Intervention de M'jid El Guerrab

Séance en hémicycle du mercredi 18 septembre 2019 à 15h00
Création du centre national de la musique — Discussion générale

Photo issue du site de l'Assemblée nationale ou de WikipediaM'jid El Guerrab :

Voilà presque deux ans que le rapport de M. Roch-Olivier Maistre donnait une dimension nouvelle à la longue réflexion initiée sur le projet de « maison commune de la musique ». En janvier dernier, celui de M. le rapporteur Pascal Bois et de notre collègue Émilie Cariou venait ajouter sa pierre à l'édifice. Au sein du groupe Libertés et territoires, nous nous félicitons d'assister enfin à l'aboutissement de cette réflexion dans notre assemblée.

Notre manière d'écouter, de diffuser et même de créer la musique a connu de grands changements : ne soyons plus spectateurs impuissants d'une révolution numérique qui bouleverse notre consommation et nos habitudes, jusque dans nos gestes les plus quotidiens. Face à ce bouleversement, nous devons être actifs, inventifs, et non passifs. Malheureusement, nous ne sommes pas suffisamment acteurs de cette transition, et les artistes sont les premiers à pâtir de cette situation.

Il suffit de regarder la répartition de la valeur ajoutée. Certes, les plateformes de streaming ont donné un souffle nouveau à une industrie du disque en crise, mais au profit de qui ? Principalement des plateformes elles-mêmes. C'est cette tendance que nous devons inverser.

Attention, cependant : nos objectifs ne doivent pas être seulement économiques. Au-delà de l'économie et des chiffres, la création du CNM est l'occasion pour la France de proposer une vision et une politique culturelle qui fassent rayonner sa musique en France et à l'international.

Le groupe Libertés et territoires tient à rappeler les trois principes qui doivent guider notre politique en faveur de la musique. Il faut avant tout reconnaître la diversité intrinsèque de notre écosystème musical. L'Assemblée nationale avait consacré le soutien à la création artistique et la promotion des variétés ; nous remercions le Sénat d'avoir ajouté aux missions du CNM la garantie de la diversité musicale, dans le respect de l'égale dignité des répertoires.

Le deuxième aspect concerne le rayonnement culturel de la France et de la langue française à travers le monde. En ce sens, il était utile d'insister sur l'ambition internationale du CNM. Nous pouvons en effet nous réjouir, car jamais la chanson tricolore n'a été aussi populaire en dehors de nos frontières. Pourtant, nous devons poursuivre nos efforts : dans un courrier récemment adressé à M. le ministre de la culture, de nombreuses radios ont demandé que la réforme de l'audiovisuel assouplisse certaines règles, notamment concernant les quotas de chansons françaises.

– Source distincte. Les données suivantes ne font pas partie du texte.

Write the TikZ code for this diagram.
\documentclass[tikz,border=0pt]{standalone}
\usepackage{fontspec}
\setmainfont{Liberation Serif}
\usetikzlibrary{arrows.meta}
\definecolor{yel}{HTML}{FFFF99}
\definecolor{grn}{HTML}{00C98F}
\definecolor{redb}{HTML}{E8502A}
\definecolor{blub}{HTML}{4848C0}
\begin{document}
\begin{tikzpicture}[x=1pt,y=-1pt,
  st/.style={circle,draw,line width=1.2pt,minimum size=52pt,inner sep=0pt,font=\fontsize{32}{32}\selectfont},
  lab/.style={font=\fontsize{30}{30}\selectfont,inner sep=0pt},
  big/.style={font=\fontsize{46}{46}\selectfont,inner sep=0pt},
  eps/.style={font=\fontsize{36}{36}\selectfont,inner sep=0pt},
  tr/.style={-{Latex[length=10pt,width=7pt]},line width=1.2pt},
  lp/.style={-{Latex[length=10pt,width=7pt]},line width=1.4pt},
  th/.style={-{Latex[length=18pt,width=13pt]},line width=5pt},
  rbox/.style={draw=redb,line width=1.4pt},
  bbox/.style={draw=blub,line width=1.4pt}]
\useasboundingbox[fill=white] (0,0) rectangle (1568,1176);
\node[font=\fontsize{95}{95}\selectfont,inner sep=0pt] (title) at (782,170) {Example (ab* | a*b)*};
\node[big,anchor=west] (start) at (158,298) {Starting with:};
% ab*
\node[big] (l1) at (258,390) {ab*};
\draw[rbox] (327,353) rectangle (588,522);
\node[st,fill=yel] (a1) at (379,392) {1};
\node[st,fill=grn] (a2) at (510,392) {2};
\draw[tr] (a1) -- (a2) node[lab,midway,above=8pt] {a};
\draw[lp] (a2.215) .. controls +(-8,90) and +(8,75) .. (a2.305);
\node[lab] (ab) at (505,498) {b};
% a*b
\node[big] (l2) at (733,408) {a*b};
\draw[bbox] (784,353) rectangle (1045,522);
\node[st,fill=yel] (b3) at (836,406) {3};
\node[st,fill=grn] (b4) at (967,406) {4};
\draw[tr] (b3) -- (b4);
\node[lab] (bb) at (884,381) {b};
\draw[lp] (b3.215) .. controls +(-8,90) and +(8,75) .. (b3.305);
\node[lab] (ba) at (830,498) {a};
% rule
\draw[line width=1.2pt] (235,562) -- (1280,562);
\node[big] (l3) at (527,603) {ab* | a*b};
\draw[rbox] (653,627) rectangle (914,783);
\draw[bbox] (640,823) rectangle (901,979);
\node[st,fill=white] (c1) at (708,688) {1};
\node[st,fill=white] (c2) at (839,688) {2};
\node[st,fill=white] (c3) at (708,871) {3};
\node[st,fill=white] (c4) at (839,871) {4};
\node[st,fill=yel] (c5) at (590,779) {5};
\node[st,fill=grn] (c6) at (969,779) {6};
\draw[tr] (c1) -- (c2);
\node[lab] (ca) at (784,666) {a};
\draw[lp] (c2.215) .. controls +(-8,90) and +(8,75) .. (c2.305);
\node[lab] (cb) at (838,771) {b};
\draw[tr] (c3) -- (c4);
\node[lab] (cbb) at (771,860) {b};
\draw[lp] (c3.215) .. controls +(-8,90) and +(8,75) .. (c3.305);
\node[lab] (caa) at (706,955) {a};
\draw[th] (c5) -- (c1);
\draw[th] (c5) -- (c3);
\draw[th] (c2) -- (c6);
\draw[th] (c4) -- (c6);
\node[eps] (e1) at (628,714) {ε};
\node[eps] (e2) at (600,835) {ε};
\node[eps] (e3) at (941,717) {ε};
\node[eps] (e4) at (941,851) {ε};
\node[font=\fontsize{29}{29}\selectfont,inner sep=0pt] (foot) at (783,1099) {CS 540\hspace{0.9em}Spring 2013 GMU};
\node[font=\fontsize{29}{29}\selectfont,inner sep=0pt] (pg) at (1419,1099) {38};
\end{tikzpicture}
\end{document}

Nous serons donc attentifs à cette réforme qui fera prochainement l'objet de nos discussions. Car la diffusion de la musique française, francophone ou non – je pense notamment aux langues régionales – et son exposition dans les médias, sont des conditions essentielles de son succès.

Le dernier principe concerne la nécessaire ambition de notre politique territoriale culturelle. Cela suppose notamment des partenariats avec les collectivités et les acteurs locaux ; le regroupement des actions en un centre unique ne doit pas être synonyme de concentration. Les déserts culturels sont malheureusement trop nombreux en France : le CNM doit permettre d'offrir un égal accès à la musique à tous les citoyens, partout sur le territoire.

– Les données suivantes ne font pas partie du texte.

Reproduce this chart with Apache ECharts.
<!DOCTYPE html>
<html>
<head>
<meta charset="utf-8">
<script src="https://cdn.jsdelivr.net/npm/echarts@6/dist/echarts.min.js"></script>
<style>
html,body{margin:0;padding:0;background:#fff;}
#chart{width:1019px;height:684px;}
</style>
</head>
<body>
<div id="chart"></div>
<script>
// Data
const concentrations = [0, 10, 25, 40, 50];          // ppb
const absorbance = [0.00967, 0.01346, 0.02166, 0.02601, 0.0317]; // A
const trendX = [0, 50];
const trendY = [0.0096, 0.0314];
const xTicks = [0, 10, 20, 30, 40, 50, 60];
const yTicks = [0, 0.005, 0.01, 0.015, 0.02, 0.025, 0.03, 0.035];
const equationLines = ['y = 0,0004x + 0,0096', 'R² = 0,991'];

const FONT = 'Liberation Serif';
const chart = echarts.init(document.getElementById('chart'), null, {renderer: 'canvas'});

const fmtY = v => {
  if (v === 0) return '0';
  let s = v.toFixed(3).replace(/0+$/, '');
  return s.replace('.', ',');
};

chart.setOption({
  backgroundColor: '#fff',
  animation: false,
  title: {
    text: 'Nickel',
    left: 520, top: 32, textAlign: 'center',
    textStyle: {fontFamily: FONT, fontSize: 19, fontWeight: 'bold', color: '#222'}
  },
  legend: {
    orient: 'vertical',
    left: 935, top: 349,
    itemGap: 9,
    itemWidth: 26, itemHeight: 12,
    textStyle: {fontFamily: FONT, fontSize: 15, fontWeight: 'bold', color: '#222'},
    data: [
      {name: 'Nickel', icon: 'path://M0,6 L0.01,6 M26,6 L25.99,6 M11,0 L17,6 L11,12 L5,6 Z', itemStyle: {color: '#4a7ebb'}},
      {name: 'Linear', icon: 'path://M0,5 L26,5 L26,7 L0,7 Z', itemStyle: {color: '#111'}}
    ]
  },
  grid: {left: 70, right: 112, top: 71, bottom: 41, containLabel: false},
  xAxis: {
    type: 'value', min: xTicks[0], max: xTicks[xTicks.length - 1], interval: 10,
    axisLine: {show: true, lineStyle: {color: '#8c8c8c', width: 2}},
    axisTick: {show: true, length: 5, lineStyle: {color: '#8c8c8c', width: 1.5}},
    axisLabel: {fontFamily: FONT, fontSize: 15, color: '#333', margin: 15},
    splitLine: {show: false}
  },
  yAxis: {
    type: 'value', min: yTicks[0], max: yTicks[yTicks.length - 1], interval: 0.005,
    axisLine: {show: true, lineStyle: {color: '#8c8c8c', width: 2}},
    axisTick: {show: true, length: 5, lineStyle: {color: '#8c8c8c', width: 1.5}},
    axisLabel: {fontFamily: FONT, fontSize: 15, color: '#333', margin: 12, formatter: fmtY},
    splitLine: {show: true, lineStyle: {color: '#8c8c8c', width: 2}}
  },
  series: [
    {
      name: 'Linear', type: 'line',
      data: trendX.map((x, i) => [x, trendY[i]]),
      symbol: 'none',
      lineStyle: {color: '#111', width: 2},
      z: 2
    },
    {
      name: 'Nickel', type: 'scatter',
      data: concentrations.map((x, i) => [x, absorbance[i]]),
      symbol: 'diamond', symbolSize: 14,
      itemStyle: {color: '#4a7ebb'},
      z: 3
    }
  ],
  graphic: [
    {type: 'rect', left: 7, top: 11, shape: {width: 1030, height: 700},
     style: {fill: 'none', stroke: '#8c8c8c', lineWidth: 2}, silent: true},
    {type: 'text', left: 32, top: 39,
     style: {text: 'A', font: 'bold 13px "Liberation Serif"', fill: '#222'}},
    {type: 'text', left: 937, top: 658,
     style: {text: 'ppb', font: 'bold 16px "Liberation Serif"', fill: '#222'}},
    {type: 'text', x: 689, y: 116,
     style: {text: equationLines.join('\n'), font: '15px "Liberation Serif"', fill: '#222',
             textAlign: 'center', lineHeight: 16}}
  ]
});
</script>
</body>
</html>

Là encore, remercions le Sénat d'avoir renforcé la mission de développement territorial du CNM, notamment en offrant aux collectivités territoriales la possibilité d'intégrer le conseil professionnel.

Mes chers collègues, nous sommes tous d'accord pour dire que cette proposition de loi va dans le bon sens, mais des interrogations subsistent.

L'une d'elles concerne la composition du conseil d'administration – nous ne savons toujours pas qui sera représenté – , alors même ce conseil déterminera le fonctionnement et l'orientation du CNM.

Mais la principale inquiétude concerne évidemment le financement, estimé à 20 millions d'euros, que vous avez renvoyé au prochain projet de loi de finances. Puisque nous sommes à la veille de son dépôt, soyez assurés que nous serons attentifs à cette question.

Vous proposez a priori un système de redistribution par l'intermédiaire d'une taxe affectée, prélevée sur les recettes du secteur. Très bien. Mais nous ne pourrons pas faire l'impasse sur de nécessaires compléments de financement, dans la mesure où le CNM disposera de nouvelles missions.

Le groupe Libertés et territoires votera la proposition de loi avec enthousiasme.